The unexpected happened, as Donald Trump was elected president. Whenever something unexpected happens, there will be an impact on financial markets.

Generally speaking unexpected events are a negative for the stock market. That is because surprises tend to bring a heightened sense of uncertainty, which is normally bad for the stock market.

In this past election Clinton was the status quo candidate, who did not advocate major changes from current policy. If Clinton was elected, and given the fact that she was the favorite, there would not likely have been a major impact on financial markets.

The expectation of Trump winning the presidency was considered similar to Britain leaving the European Union. Both events were considered to be unlikely, and if they occurred would create a level of uncertainty.

When Britain voted to leave the European Union there was a significant decline in global financial markets. However, markets did recover afterwards, as expectations started to shift that the impact on the global economy would not be too significant.

On election night, as it became more likely that Trump was going to win, stock markets that were open in Asia started to decline significantly. Futures on the U.S. exchanges were also down sharply.

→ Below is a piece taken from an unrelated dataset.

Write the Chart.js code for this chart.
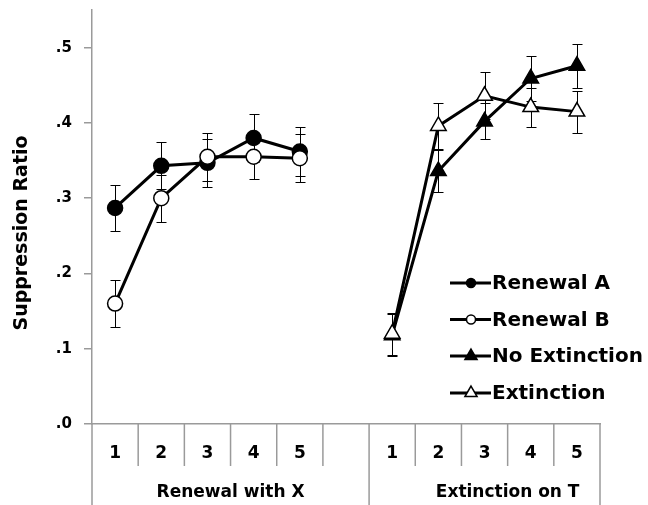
<!DOCTYPE html>
<html>
<head>
<meta charset="utf-8">
<script src="https://cdn.jsdelivr.net/npm/chart.js@4.4.0/dist/chart.umd.min.js"></script>
<style>
  html, body { margin: 0; padding: 0; background: #fff; }
  #wrap { width: 648px; height: 505px; }
</style>
</head>
<body>
<div id="wrap"><canvas id="chart" width="648" height="505"></canvas></div>
<script>
// sessions: 5 renewal tests, an empty slot, 5 extinction sessions
const sessions = ['1', '2', '3', '4', '5', '', '1', '2', '3', '4', '5'];
const groupLabels = ['Renewal with X', 'Extinction on T'];
const yTickValues = [0, 0.1, 0.2, 0.3, 0.4, 0.5];

const renewalA    = [0.287, 0.343, 0.347, 0.380, 0.362, null, null, null, null, null, null];
const renewalAErr = [0.031, 0.031, 0.032, 0.032, 0.032, null, null, null, null, null, null];
const renewalB    = [0.160, 0.300, 0.355, 0.355, 0.353, null, null, null, null, null, null];
const renewalBErr = [0.031, 0.031, 0.032, 0.029, 0.032, null, null, null, null, null, null];
const noExtinction    = [null, null, null, null, null, null, 0.118, 0.336, 0.402, 0.459, 0.476];
const noExtinctionErr = [null, null, null, null, null, null, 0.028, 0.028, 0.024, 0.030, 0.029];
const extinction    = [null, null, null, null, null, null, 0.120, 0.396, 0.436, 0.421, 0.415];
const extinctionErr = [null, null, null, null, null, null, 0.028, 0.030, 0.031, 0.026, 0.028];

const errors = [renewalAErr, renewalBErr, noExtinctionErr, extinctionErr];

const AXIS_GREY = '#9a9a9a';
const FONT = 'DejaVu Sans';

Chart.defaults.font.family = FONT;
Chart.defaults.color = '#000';

const extras = {
  id: 'extras',
  // error bars go under each series' own line and markers
  beforeDatasetDraw(chart, args) {
    const err = errors[args.index];
    const vals = chart.data.datasets[args.index].data;
    const yScale = chart.scales.y;
    const ctx = chart.ctx;
    ctx.save();
    ctx.strokeStyle = '#000';
    ctx.lineWidth = 1;
    args.meta.data.forEach((pt, i) => {
      if (vals[i] == null || err[i] == null) return;
      const top = Math.round(yScale.getPixelForValue(vals[i] + err[i])) + 0.5;
      const bot = Math.round(yScale.getPixelForValue(vals[i] - err[i])) + 0.5;
      const x = Math.round(pt.x) + 0.5;
      ctx.beginPath();
      ctx.moveTo(x, top); ctx.lineTo(x, bot);
      ctx.moveTo(x - 5, top); ctx.lineTo(x + 5, top);
      ctx.moveTo(x - 5, bot); ctx.lineTo(x + 5, bot);
      ctx.stroke();
    });
    ctx.restore();
  },
  afterDraw(chart) {
    const ctx = chart.ctx;
    const xScale = chart.scales.x;
    const area = chart.chartArea;
    const bottom = chart.height;
    const edge = i => xScale.getPixelForValue(i - 0.5);

    ctx.save();
    // category separators under the axis
    ctx.strokeStyle = AXIS_GREY;
    ctx.lineWidth = 1.5;
    for (let i = 0; i <= sessions.length; i++) {
      const long = (i === 0 || i === 6 || i === sessions.length);
      const x = edge(i);
      ctx.beginPath();
      ctx.moveTo(x, area.bottom);
      ctx.lineTo(x, long ? bottom : area.bottom + 42);
      ctx.stroke();
    }

    // group labels
    ctx.fillStyle = '#000';
    ctx.font = 'bold 17px ' + FONT;
    ctx.textAlign = 'center';
    ctx.textBaseline = 'middle';
    ctx.fillText(groupLabels[0], (edge(0) + edge(6)) / 2, area.bottom + 69);
    ctx.fillText(groupLabels[1], (edge(7) + edge(11)) / 2, area.bottom + 69);

    // y title
    ctx.save();
    ctx.translate(22, 233);
    ctx.rotate(-Math.PI / 2);
    ctx.font = 'bold 19px ' + FONT;
    ctx.fillText('Suppression Ratio', 0, 0);
    ctx.restore();

    // legend
    const rows = [283, 319.5, 356, 393];
    chart.data.datasets.forEach((ds, k) => {
      const y = rows[k];
      ctx.strokeStyle = '#000';
      ctx.lineWidth = 3;
      ctx.beginPath();
      ctx.moveTo(450, y); ctx.lineTo(491, y);
      ctx.stroke();
      ctx.fillStyle = ds.pointBackgroundColor;
      ctx.lineWidth = 1.5;
      Chart.helpers.drawPoint(ctx, {
        pointStyle: ds.pointStyle,
        radius: ds.pointStyle === 'triangle' ? 7 : 4.5,
        rotation: 0,
        borderWidth: 1.5
      }, 471, y);
      ctx.fillStyle = '#000';
      ctx.font = 'bold 20px ' + FONT;
      ctx.textAlign = 'left';
      ctx.textBaseline = 'middle';
      ctx.fillText(ds.label, 492, y + 1);
    });
    ctx.restore();
  }
};

function series(label, data, style, fill, order) {
  return {
    label: label,
    data: data,
    borderColor: '#000',
    borderWidth: 3,
    tension: 0,
    pointStyle: style,
    pointRadius: style === 'triangle' ? 9 : 7.5,
    pointBackgroundColor: fill,
    pointBorderColor: '#000',
    pointBorderWidth: 1.5,
    order: order
  };
}

new Chart(document.getElementById('chart'), {
  type: 'line',
  data: {
    labels: sessions,
    datasets: [
      series('Renewal A', renewalA, 'circle', '#000', 4),
      series('Renewal B', renewalB, 'circle', '#fff', 3),
      series('No Extinction', noExtinction, 'triangle', '#000', 2),
      series('Extinction', extinction, 'triangle', '#fff', 1)
    ]
  },
  options: {
    responsive: false,
    animation: false,
    events: [],
    layout: { autoPadding: false, padding: { top: 10, right: 48, left: 0, bottom: 0 } },
    plugins: {
      legend: { display: false },
      tooltip: { enabled: false }
    },
    scales: {
      x: {
        type: 'category',
        offset: true,
        grid: { display: false },
        border: { display: true, color: AXIS_GREY, width: 1.5 },
        ticks: {
          font: { size: 17, weight: 'bold' },
          color: '#000',
          padding: 11,
          maxRotation: 0,
          autoSkip: false
        },
        afterFit(scale) {
          scale.height = 81;
          scale.paddingLeft = 0;
          scale.paddingRight = 0;
        }
      },
      y: {
        min: 0,
        max: 0.55,
        grid: {
          drawOnChartArea: false,
          drawTicks: true,
          tickLength: 8,
          color: AXIS_GREY,
          lineWidth: 1.5
        },
        border: { display: true, color: AXIS_GREY, width: 1.5 },
        ticks: {
          font: { size: 15, weight: 'bold' },
          color: '#000',
          padding: 12,
          callback: v => v === 0 ? '.0' : '.' + Math.round(v * 10)
        },
        afterBuildTicks(scale) {
          scale.ticks = yTickValues.map(v => ({ value: v }));
        },
        afterFit(scale) {
          scale.width = 92;
          scale.paddingTop = 0;
          scale.paddingBottom = 0;
        }
      }
    }
  },
  plugins: [extras]
});
</script>
</body>
</html>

When the U.S. market opened the day after the election, stocks were down only modestly. By the end of the day the stock market actually finished in positive territory.

This was certainly a major surprise for most investors.

One reason that the stock market did better than anticipated initially was that certain industries would benefit from a Trump presidency. Drug and bank stocks were up sharply, largely on the expectation that the regulatory environment would become more favorable for them. There were industries where stock prices did decline, but the strong performers more than offset the weaker industries.

There was also a significant rise in interest rates right after the election. Ten-year Treasury yields, which had been below 2% in recent months, climbed above 2%. This implies that mortgage rates will start to rise.

A key reason for the increase in interest rates is that expectations for a Trump presidency would imply a more expansionary fiscal policy. That is government spending would likely rise with more money spent on infrastructure projects, plus taxes would likely be cut.

Foreign and trade policy remain big question marks with a Trump presidency. Trump has spoken about redoing NAFTA, which could certainly work to the detriment of our relations with Canada and Mexico. Our local area has a large immigrant population plus many jobs in our region involve foreign trade, so there is some possibility of a negative impact to our local economy.

Energy prices will likely be somewhat lower under a Trump presidency than they would be otherwise. Allowing more oil and gas drilling increases supply, which tends to lower prices. Of course California has its own environmental standards, so electricity and gasoline prices will likely continue to be somewhat higher here versus the rest of the country.

One thing that investors should keep in mind is not to let their personal opinion of a President impact one’s investment decisions. There are many things that impact financial markets besides what a president does.

The initial reaction to a Trump presidency has been surprisingly positive. Tax and regulatory policy will likely be more positive for business and the stock market versus what might have transpired in a Clinton presidency. Trade policy remains a question mark, but hopefully competent advisors and Congress will help to prevent Trump from making bad policy choices in that area.

On balance it is too early to tell how a Trump presidency might be for financial markets. The stock market is currently at a relatively high level, so large gains from here are not realistic, though the stock market could do reasonably well during a Trump presidency. For now it is premature for investors to be making substantive changes based on what might occur in the upcoming administration.